** What is required **
For this exercise, copy out each line of the material below that includes "script".

[Plotting code records]

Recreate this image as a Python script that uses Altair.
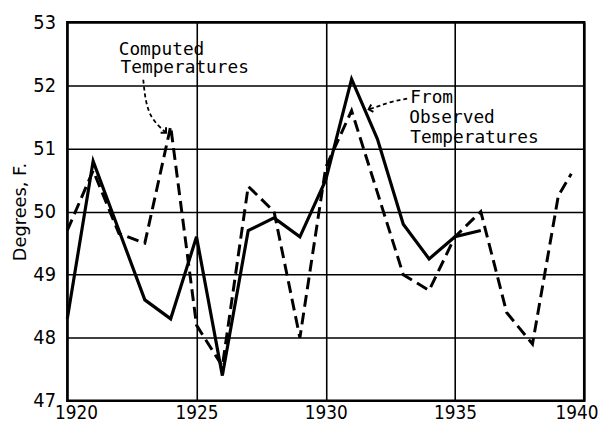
import altair as alt
import pandas as pd

# Observed temperatures (solid)
obs_years = [1920, 1921, 1922, 1923, 1924, 1925, 1926, 1927, 1928, 1929, 1930,
             1931, 1932, 1933, 1934, 1935, 1936]
obs_vals = [48.3, 50.8, 49.7, 48.6, 48.3, 49.6, 47.4, 49.7, 49.9, 49.6, 50.5,
            52.1, 51.15, 49.8, 49.25, 49.6, 49.7]

# Computed temperatures (dashed)
comp_years = [1920, 1921, 1922, 1923, 1924, 1925, 1926, 1927, 1928, 1929, 1930,
              1931, 1932, 1933, 1934, 1935, 1936, 1937, 1938, 1939, 1939.5]
comp_vals = [49.7, 50.65, 49.65, 49.5, 51.35, 48.2, 47.55, 50.4, 50.0, 48.0, 50.7,
             51.6, 50.3, 49.0, 48.75, 49.6, 50.0, 48.4, 47.9, 50.25, 50.6]

# Annotation text
ann_text = ["Computed", "Temperatures", "From", "Observed", "Temperatures"]
ann_x = [1921.99, 1922.06, 1933.27, 1933.23, 1933.27]
ann_y = [52.48, 52.19, 51.72, 51.40, 51.09]

# Annotation leader curves
lead_id = ["c", "c", "c", "c", "o", "o", "o", "o"]
lead_x = [1922.94, 1923.02, 1923.25, 1923.82, 1933.15, 1932.58, 1932.05, 1931.66]
lead_y = [52.09, 51.75, 51.46, 51.25, 51.79, 51.75, 51.67, 51.62]
lead_ord = [0, 1, 2, 3, 0, 1, 2, 3]

head_x = [1923.82, 1931.66]
head_y = [51.25, 51.62]
head_angle = [45, 163]

x_ticks = [1920, 1925, 1930, 1935, 1940]
y_ticks = [47, 48, 49, 50, 51, 52, 53]

obs_df = pd.DataFrame({"year": obs_years, "temp": obs_vals})
comp_df = pd.DataFrame({"year": comp_years, "temp": comp_vals})
ann_df = pd.DataFrame({"x": ann_x, "y": ann_y, "t": ann_text})
lead_df = pd.DataFrame({"id": lead_id, "x": lead_x, "y": lead_y, "o": lead_ord})
head_df = pd.DataFrame({"x": head_x, "y": head_y, "a": head_angle})

LABEL_FONT = "Liberation Sans Narrow, DejaVu Sans Condensed, sans-serif"
TITLE_FONT = "DejaVu Sans"
ANN_FONT = "DejaVu Sans Mono"

xscale = alt.Scale(domain=[1920, 1940], nice=False, zero=False)
yscale = alt.Scale(domain=[47, 53], nice=False, zero=False)

xenc = alt.X("year:Q", scale=xscale,
             axis=alt.Axis(values=x_ticks, format="d", title=None, grid=True,
                           gridColor="black", gridWidth=1.6, gridOpacity=1,
                           ticks=False, domain=False, labelFont=LABEL_FONT,
                           labelFontSize=19, labelColor="black", labelPadding=3,
                           labelFlush=False,
                           labelAlign=alt.ExprRef(
                               "datum.value == 1920 ? 'left' : datum.value == 1940 ? 'right' : 'center'"),
                           labelOffset=alt.ExprRef(
                               "datum.value == 1920 ? -13 : datum.value == 1940 ? 14 : 0")))
yenc = alt.Y("temp:Q", scale=yscale,
             axis=alt.Axis(values=y_ticks, format="d", title="Degrees, F.", grid=True,
                           gridColor="black", gridWidth=1.6, gridOpacity=1,
                           ticks=False, domain=False, labelFont=LABEL_FONT,
                           labelFontSize=20, labelColor="black", labelPadding=12,
                           titleFont=TITLE_FONT, titleFontSize=18,
                           titleFontWeight="normal", titleColor="black",
                           titlePadding=3))

obs_line = alt.Chart(obs_df).mark_line(color="black", strokeWidth=3.2,
                                       strokeJoin="miter").encode(x=xenc, y=yenc)

comp_line = alt.Chart(comp_df).mark_line(color="black", strokeWidth=3,
                                         strokeDash=[12, 6]).encode(
    x=alt.X("year:Q", scale=xscale),
    y=alt.Y("temp:Q", scale=yscale))

ann = alt.Chart(ann_df).mark_text(font=ANN_FONT, fontSize=18, align="left",
                                  baseline="alphabetic", color="black").encode(
    x=alt.X("x:Q", scale=xscale), y=alt.Y("y:Q", scale=yscale), text="t:N")

leads = alt.Chart(lead_df).mark_line(color="black", strokeWidth=1.8,
                                     strokeDash=[4, 3], interpolate="basis").encode(
    x=alt.X("x:Q", scale=xscale), y=alt.Y("y:Q", scale=yscale),
    detail="id:N", order="o:Q")

heads = alt.Chart(head_df).mark_point(shape="M-1,-1L0,0L-1,1", filled=False,
                                      color="black", strokeWidth=2, size=60,
                                      opacity=1).encode(
    x=alt.X("x:Q", scale=xscale), y=alt.Y("y:Q", scale=yscale),
    angle=alt.Angle("a:Q", scale=None))

chart = alt.layer(comp_line, obs_line, leads, heads, ann).properties(
    width=523, height=383,
    autosize=alt.AutoSizeParams(type="none"),
    padding={"left": 60, "top": 12, "right": 16, "bottom": 24},
    background="white",
).configure_view(stroke="black", strokeWidth=2.5)

chart.save("out.html", embed_options={"renderer": "svg", "actions": False})
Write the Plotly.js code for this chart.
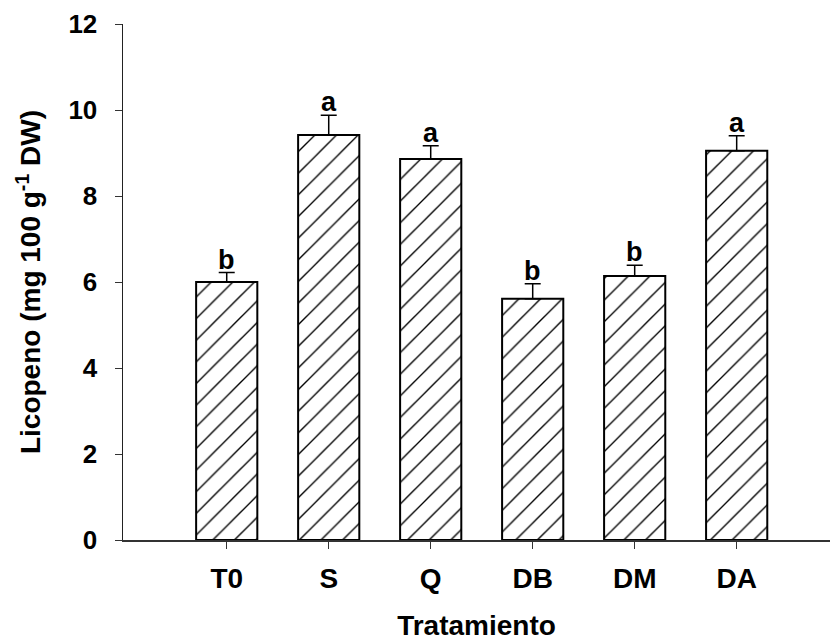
<!DOCTYPE html>
<html>
<head>
<meta charset="utf-8">
<script src="https://cdn.plot.ly/plotly-3.0.1.min.js"></script>
<style>html,body{margin:0;padding:0;background:#fff;overflow:hidden;}</style>
</head>
<body>
<div id="chart" style="width:830px;height:641px;"></div>
<script>
const categories = ["T0", "S", "Q", "DB", "DM", "DA"];
const licopeno = [6.00, 9.42, 8.86, 5.61, 6.14, 9.05];
const errorUp = [0.22, 0.46, 0.31, 0.35, 0.25, 0.35];
const letters = ["b", "a", "a", "b", "b", "a"];
const yTicks = [0, 2, 4, 6, 8, 10, 12];

const FONT = "Arial, 'Liberation Sans', sans-serif";

const trace = {
  type: "bar",
  x: categories.map((c, i) => i),
  y: licopeno,
  width: 0.6,
  marker: {
    color: "#ffffff",
    line: {color: "#000000", width: 2},
    pattern: {shape: "/", fgcolor: "#000000", bgcolor: "#ffffff", size: 15.3, solidity: 0.09}
  },
  error_y: {
    type: "data",
    symmetric: false,
    array: errorUp,
    arrayminus: errorUp.map(() => 0),
    color: "#000000",
    thickness: 1.5,
    width: 8
  },
  hoverinfo: "none"
};

const annotations = letters.map((t, i) => ({
  x: i,
  y: licopeno[i] + errorUp[i],
  xref: "x",
  yref: "y",
  text: t,
  showarrow: false,
  yanchor: "bottom",
  yshift: -4,
  font: {family: FONT, size: 27, color: "#000", weight: "bold"}
}));

const layout = {
  width: 830,
  height: 641,
  margin: {l: 123, r: 0, t: 24, b: 101},
  paper_bgcolor: "#ffffff",
  plot_bgcolor: "#ffffff",
  showlegend: false,
  font: {family: FONT, color: "#000"},
  xaxis: {
    range: [-1.017, 5.915],
    tickmode: "array",
    tickvals: categories.map((c, i) => i),
    ticktext: categories,
    ticks: "outside",
    ticklen: 7,
    tickwidth: 1,
    tickcolor: "#333",
    showline: true,
    linecolor: "#333",
    linewidth: 1.5,
    showgrid: false,
    zeroline: false,
    ticklabelstandoff: 6,
    tickfont: {family: FONT, size: 28, color: "#000", weight: "bold"},
    title: {text: "Tratamiento", standoff: 32, font: {family: FONT, size: 28, color: "#000", weight: "bold"}},
    automargin: false
  },
  yaxis: {
    range: [0, 12],
    tickmode: "array",
    tickvals: yTicks,
    ticktext: yTicks.map(String),
    ticks: "outside",
    ticklen: 7,
    tickwidth: 1,
    tickcolor: "#333",
    showline: true,
    linecolor: "#222",
    linewidth: 1.5,
    showgrid: false,
    zeroline: false,
    ticklabelstandoff: 12,
    tickfont: {family: FONT, size: 26, color: "#000", weight: "bold"},
    title: {text: "Licopeno (mg 100 g<sup>-1</sup> DW)", standoff: 19, font: {family: FONT, size: 28, color: "#000", weight: "bold"}},
    automargin: false
  },
  annotations: annotations
};

Plotly.newPlot("chart", [trace], layout, {staticPlot: true, displayModeBar: false});
</script>
</body>
</html>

** Task output **
Recreate this image as a Python script that uses Altair.
<script src="https://cdn.plot.ly/plotly-3.0.1.min.js"></script>
<script>
</script>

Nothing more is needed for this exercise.